WHAT IS NEEDED – Extract word for word the lines of the listing from its start to the line holding "const colors = ['#00B0F0', '#002060'];", both ends kept; pictures are not part of the copy.

DATA PROVIDED –
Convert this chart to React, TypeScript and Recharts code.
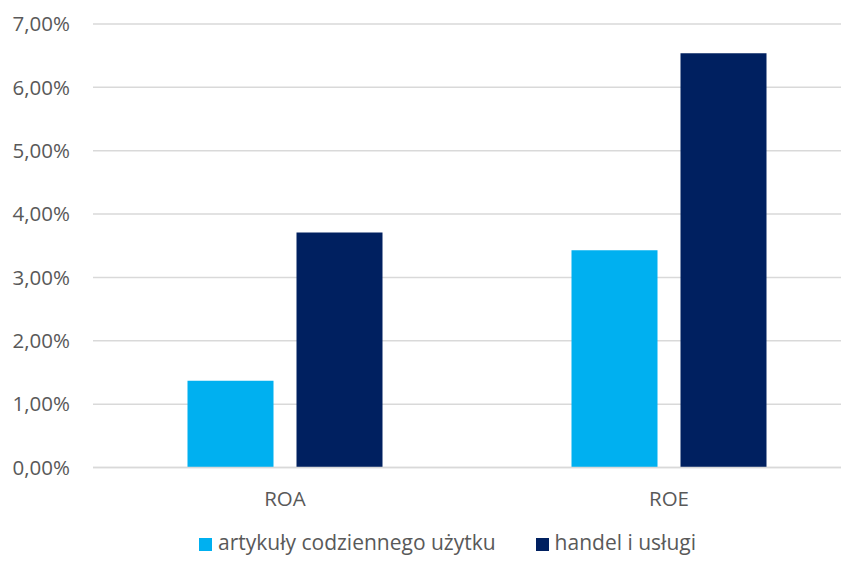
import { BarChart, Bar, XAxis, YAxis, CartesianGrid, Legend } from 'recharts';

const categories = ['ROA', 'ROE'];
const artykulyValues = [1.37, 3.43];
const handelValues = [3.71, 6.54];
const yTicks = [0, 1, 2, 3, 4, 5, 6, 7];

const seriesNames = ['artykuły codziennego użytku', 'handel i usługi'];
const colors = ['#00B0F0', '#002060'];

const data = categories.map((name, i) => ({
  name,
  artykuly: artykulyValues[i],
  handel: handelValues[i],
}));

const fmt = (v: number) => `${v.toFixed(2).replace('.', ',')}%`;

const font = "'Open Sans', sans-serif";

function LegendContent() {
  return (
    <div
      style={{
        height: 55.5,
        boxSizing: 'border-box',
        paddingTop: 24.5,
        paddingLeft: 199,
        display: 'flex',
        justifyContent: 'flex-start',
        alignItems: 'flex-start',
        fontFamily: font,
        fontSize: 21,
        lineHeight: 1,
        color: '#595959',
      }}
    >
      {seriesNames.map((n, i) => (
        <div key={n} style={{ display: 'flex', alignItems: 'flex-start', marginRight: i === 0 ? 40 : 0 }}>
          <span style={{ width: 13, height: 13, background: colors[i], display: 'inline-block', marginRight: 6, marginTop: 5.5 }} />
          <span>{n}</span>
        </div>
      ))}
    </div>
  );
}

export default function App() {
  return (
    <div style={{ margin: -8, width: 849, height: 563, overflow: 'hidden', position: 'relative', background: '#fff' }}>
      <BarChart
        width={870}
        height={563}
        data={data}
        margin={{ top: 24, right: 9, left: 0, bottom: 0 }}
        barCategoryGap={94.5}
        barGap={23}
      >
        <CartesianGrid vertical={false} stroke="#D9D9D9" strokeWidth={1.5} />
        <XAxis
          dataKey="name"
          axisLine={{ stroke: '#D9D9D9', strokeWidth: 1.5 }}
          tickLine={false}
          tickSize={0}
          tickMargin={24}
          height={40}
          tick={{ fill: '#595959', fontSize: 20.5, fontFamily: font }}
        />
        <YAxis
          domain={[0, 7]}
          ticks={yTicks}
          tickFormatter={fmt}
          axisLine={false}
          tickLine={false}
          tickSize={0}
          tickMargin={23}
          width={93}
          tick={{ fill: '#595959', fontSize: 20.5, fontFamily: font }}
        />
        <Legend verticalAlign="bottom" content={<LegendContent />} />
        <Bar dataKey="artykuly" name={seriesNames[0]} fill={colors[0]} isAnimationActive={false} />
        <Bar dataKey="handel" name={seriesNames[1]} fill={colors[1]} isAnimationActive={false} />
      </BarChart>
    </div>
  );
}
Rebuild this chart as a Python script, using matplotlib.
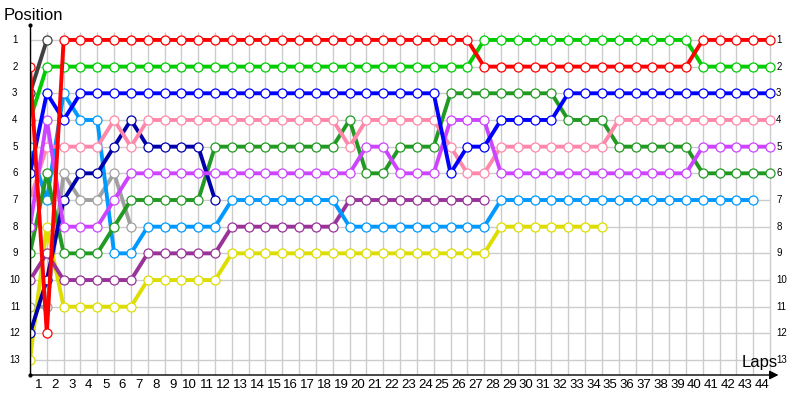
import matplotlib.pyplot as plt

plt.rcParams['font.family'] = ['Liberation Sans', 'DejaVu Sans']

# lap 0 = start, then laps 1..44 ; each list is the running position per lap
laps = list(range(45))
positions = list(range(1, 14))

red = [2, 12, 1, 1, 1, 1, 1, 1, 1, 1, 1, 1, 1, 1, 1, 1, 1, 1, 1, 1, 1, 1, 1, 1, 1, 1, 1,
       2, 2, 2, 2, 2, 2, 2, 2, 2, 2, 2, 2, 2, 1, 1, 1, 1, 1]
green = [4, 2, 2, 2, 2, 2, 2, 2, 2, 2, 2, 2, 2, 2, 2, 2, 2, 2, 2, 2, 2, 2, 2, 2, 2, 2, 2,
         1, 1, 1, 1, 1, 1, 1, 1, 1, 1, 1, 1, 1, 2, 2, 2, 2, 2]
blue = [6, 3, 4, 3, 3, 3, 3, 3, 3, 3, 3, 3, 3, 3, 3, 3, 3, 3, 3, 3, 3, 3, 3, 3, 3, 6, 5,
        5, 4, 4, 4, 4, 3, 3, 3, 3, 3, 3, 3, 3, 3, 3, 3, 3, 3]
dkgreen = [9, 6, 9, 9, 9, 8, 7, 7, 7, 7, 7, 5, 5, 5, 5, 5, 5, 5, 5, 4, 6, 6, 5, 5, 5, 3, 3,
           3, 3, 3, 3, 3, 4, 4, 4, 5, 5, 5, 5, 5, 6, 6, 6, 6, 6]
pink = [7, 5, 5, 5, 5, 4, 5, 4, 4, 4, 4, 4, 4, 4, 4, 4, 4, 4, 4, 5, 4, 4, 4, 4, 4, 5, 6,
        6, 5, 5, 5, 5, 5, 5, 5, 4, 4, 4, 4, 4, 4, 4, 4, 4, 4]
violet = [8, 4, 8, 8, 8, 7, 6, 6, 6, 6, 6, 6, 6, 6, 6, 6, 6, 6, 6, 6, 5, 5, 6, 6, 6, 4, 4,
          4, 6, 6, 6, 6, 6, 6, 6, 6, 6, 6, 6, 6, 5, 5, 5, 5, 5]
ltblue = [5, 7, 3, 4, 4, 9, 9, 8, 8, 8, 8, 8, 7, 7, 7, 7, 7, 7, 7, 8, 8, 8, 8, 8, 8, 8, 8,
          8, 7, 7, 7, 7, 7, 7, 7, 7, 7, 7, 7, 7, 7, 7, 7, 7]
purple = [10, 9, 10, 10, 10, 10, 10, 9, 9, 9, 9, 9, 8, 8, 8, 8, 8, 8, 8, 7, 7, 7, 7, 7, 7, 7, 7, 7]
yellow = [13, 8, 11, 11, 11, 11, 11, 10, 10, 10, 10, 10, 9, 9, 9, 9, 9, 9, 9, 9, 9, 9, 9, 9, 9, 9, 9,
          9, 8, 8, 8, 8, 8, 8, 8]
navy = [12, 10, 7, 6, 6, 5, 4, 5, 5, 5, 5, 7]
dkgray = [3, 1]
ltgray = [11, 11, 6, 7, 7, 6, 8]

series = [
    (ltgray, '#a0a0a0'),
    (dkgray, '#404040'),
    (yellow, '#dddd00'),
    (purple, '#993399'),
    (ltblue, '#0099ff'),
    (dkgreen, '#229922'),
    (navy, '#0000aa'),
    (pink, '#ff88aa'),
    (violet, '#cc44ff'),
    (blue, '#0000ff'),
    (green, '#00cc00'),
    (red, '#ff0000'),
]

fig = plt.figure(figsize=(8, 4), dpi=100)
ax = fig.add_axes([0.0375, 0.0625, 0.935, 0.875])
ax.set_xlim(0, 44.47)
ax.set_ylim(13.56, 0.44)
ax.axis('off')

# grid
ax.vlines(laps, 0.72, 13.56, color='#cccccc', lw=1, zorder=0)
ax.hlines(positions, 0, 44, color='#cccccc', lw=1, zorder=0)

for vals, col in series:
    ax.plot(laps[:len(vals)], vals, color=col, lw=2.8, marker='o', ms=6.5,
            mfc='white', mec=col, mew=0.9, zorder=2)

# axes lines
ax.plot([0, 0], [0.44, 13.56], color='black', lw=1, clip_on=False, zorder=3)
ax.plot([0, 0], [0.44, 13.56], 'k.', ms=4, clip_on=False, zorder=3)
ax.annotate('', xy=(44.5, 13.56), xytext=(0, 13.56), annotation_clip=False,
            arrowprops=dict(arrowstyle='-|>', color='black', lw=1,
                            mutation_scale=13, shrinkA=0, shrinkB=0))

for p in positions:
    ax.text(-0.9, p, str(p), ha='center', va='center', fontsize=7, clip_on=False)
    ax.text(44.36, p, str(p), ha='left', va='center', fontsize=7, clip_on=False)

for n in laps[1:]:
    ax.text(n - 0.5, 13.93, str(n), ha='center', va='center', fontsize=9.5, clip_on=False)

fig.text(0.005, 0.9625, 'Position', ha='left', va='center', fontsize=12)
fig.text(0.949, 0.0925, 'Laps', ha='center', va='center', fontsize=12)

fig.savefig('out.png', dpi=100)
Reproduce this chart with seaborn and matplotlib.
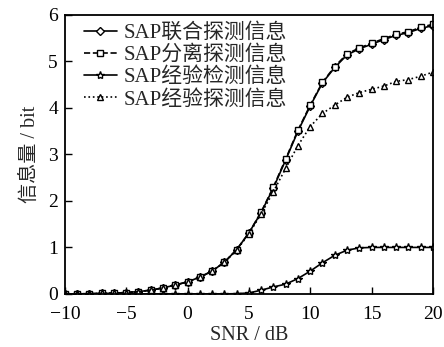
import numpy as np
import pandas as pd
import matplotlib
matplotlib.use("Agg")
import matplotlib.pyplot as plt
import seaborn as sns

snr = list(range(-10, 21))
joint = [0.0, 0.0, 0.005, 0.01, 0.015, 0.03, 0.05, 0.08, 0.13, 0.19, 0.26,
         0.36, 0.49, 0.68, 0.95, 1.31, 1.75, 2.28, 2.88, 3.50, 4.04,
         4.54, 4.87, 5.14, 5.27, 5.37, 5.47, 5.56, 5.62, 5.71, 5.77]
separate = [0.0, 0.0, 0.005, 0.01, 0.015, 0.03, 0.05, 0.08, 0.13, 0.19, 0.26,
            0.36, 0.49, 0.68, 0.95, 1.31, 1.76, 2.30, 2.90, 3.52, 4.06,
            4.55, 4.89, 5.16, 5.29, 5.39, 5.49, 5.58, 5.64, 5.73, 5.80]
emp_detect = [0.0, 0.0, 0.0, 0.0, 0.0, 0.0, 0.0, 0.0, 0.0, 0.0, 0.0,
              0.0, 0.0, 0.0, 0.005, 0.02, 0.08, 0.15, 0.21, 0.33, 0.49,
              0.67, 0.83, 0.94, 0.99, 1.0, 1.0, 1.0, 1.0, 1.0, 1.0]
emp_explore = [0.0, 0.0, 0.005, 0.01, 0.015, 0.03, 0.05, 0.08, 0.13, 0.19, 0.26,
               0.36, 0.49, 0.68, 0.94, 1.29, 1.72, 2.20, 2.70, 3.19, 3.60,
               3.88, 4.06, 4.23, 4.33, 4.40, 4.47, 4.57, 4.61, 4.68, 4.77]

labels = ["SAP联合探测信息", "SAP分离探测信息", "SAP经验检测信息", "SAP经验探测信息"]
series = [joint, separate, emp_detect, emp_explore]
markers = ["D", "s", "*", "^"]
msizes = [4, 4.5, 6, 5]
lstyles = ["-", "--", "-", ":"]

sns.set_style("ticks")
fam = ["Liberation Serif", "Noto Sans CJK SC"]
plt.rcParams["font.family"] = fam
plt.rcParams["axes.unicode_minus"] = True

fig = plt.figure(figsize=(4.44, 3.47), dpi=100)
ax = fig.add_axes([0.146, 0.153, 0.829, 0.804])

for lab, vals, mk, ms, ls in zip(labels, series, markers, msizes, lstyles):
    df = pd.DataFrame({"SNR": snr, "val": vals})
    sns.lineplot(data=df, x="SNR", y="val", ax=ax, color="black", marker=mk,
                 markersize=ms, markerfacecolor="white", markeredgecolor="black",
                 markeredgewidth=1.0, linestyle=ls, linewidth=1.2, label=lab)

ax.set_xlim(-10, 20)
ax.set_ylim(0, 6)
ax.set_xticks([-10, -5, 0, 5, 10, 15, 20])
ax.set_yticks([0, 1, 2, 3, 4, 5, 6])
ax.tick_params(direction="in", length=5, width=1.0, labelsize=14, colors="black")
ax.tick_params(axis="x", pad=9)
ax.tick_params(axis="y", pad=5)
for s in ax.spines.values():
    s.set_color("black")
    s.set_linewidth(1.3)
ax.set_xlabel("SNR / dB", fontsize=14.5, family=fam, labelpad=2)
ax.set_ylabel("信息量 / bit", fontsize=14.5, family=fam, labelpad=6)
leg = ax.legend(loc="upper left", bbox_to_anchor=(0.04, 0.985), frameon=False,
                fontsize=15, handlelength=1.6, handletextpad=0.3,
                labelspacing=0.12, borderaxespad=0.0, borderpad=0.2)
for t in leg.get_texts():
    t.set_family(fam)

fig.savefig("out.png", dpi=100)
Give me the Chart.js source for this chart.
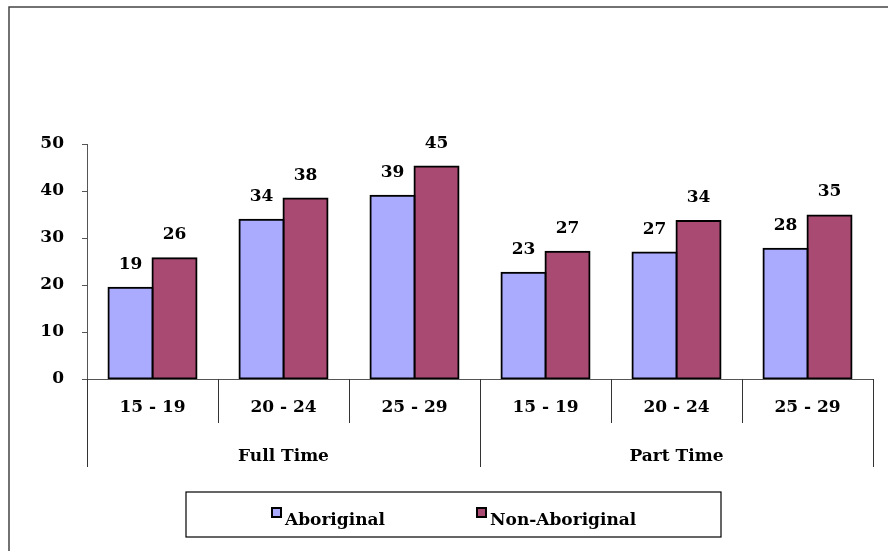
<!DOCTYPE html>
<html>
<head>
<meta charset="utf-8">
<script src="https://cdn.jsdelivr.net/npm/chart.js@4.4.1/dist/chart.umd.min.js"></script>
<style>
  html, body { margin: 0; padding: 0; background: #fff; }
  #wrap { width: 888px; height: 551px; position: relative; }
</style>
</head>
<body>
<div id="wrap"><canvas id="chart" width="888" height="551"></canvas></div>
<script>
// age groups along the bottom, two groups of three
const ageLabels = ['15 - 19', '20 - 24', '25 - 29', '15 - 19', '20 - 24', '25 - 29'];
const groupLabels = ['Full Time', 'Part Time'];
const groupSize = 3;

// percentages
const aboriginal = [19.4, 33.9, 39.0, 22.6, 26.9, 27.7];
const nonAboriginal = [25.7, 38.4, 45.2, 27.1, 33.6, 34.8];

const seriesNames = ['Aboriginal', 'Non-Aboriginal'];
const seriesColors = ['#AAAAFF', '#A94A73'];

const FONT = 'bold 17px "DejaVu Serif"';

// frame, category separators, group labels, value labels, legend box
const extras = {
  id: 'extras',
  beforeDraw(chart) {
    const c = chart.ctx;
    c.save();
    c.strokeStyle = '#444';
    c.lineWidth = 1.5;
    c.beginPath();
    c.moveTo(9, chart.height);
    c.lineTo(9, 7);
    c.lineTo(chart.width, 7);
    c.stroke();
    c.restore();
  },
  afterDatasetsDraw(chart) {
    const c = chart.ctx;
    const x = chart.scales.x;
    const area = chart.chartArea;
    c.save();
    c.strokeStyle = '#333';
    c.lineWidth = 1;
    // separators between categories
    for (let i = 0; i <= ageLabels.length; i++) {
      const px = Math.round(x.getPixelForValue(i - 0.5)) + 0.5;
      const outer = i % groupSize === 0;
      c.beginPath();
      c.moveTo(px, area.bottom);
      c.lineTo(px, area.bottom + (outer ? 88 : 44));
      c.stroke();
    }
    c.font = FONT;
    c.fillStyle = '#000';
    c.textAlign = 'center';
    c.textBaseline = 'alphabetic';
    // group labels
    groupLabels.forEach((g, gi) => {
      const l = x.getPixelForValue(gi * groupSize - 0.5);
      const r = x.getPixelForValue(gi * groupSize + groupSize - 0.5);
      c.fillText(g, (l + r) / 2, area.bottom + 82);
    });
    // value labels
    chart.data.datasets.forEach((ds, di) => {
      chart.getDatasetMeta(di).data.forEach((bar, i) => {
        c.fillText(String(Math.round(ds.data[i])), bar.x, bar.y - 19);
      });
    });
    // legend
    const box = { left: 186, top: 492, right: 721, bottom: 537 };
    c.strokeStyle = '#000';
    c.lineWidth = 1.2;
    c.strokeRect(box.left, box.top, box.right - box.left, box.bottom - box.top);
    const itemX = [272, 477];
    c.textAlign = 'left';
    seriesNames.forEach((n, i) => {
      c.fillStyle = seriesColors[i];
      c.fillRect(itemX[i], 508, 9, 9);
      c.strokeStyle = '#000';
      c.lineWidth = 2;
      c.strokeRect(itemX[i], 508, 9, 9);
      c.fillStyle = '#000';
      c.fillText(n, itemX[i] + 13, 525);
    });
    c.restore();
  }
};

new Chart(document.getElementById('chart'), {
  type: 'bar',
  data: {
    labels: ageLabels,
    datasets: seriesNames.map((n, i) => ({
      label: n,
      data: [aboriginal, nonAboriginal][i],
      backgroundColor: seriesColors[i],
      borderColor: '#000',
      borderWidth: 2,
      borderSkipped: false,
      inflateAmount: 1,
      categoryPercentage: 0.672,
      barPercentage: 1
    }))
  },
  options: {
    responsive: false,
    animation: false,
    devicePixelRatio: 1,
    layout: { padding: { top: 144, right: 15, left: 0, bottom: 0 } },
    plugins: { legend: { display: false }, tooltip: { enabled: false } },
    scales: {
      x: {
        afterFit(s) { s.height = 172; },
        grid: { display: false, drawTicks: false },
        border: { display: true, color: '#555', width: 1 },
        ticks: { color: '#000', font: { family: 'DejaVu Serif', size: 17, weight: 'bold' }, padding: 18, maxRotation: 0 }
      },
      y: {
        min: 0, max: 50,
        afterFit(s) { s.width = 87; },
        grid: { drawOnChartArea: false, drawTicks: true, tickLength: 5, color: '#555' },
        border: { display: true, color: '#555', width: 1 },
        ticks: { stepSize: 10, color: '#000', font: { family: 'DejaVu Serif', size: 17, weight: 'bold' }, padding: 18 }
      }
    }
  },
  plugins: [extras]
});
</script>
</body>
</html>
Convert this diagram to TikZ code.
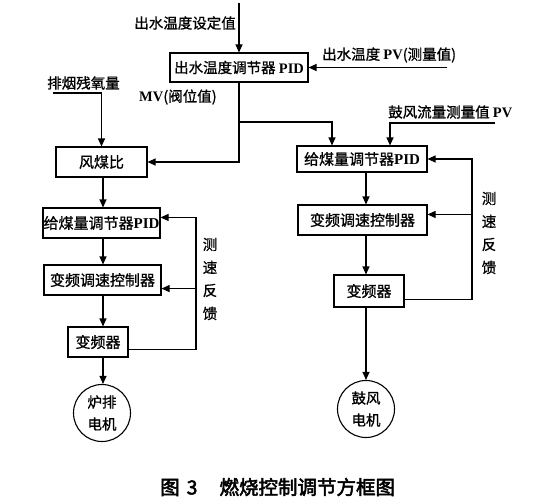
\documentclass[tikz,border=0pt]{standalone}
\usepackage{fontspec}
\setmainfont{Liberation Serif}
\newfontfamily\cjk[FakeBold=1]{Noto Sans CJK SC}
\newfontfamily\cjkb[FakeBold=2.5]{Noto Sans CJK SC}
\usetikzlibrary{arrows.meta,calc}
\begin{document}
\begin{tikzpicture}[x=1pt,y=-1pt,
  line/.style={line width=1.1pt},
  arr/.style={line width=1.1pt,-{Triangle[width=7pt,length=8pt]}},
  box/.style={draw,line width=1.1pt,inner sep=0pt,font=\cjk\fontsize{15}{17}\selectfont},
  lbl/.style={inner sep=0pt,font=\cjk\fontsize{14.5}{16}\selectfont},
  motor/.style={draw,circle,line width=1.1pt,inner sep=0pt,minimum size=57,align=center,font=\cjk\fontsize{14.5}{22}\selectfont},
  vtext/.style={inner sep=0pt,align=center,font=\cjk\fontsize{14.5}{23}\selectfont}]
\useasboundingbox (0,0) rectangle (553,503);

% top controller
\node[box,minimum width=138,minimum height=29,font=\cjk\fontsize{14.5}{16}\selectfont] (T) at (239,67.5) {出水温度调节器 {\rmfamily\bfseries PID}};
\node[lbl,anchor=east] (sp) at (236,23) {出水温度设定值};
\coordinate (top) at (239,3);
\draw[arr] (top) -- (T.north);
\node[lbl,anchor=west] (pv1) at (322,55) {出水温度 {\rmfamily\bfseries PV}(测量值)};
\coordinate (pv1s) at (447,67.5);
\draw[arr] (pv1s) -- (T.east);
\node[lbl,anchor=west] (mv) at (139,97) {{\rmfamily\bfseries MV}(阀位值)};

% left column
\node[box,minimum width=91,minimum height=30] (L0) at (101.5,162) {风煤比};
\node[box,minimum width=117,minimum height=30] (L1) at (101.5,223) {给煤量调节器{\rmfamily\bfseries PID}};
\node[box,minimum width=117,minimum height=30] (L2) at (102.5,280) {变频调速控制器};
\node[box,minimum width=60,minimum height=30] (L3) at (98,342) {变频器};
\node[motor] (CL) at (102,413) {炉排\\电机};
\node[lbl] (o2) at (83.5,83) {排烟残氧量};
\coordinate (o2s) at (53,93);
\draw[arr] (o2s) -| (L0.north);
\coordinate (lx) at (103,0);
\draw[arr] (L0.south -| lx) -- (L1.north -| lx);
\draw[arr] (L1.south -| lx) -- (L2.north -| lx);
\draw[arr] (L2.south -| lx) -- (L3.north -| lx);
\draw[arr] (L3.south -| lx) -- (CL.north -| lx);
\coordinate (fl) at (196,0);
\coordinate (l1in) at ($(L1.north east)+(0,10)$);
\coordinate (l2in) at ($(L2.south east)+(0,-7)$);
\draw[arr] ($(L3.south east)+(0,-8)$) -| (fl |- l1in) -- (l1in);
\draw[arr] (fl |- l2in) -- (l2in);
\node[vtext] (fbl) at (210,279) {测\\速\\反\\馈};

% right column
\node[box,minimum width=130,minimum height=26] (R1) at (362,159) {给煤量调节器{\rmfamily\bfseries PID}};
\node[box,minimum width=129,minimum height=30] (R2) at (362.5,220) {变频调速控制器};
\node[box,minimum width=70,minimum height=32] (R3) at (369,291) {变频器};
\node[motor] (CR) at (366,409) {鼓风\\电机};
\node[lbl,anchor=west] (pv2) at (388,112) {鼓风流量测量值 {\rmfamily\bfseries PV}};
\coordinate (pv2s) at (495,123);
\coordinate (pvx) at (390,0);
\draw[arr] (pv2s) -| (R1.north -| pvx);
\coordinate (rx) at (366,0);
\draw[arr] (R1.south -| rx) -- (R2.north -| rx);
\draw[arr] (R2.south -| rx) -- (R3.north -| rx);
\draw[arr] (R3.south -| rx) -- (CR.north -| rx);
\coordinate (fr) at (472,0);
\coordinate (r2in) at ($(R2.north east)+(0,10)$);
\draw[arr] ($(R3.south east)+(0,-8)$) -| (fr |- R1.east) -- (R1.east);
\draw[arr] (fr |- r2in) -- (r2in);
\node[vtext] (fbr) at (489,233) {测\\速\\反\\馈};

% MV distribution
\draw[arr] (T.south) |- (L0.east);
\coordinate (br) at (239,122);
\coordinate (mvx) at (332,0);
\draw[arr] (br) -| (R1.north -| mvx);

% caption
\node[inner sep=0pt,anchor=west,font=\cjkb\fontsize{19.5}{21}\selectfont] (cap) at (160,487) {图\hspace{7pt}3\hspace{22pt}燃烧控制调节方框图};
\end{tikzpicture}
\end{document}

FINAL ANSWER –
Convert this chart to React, TypeScript and Recharts code.
import { BarChart, Bar, XAxis, YAxis, CartesianGrid, Legend } from 'recharts';

const categories = ['ROA', 'ROE'];
const artykulyValues = [1.37, 3.43];
const handelValues = [3.71, 6.54];
const yTicks = [0, 1, 2, 3, 4, 5, 6, 7];

const seriesNames = ['artykuły codziennego użytku', 'handel i usługi'];
const colors = ['#00B0F0', '#002060'];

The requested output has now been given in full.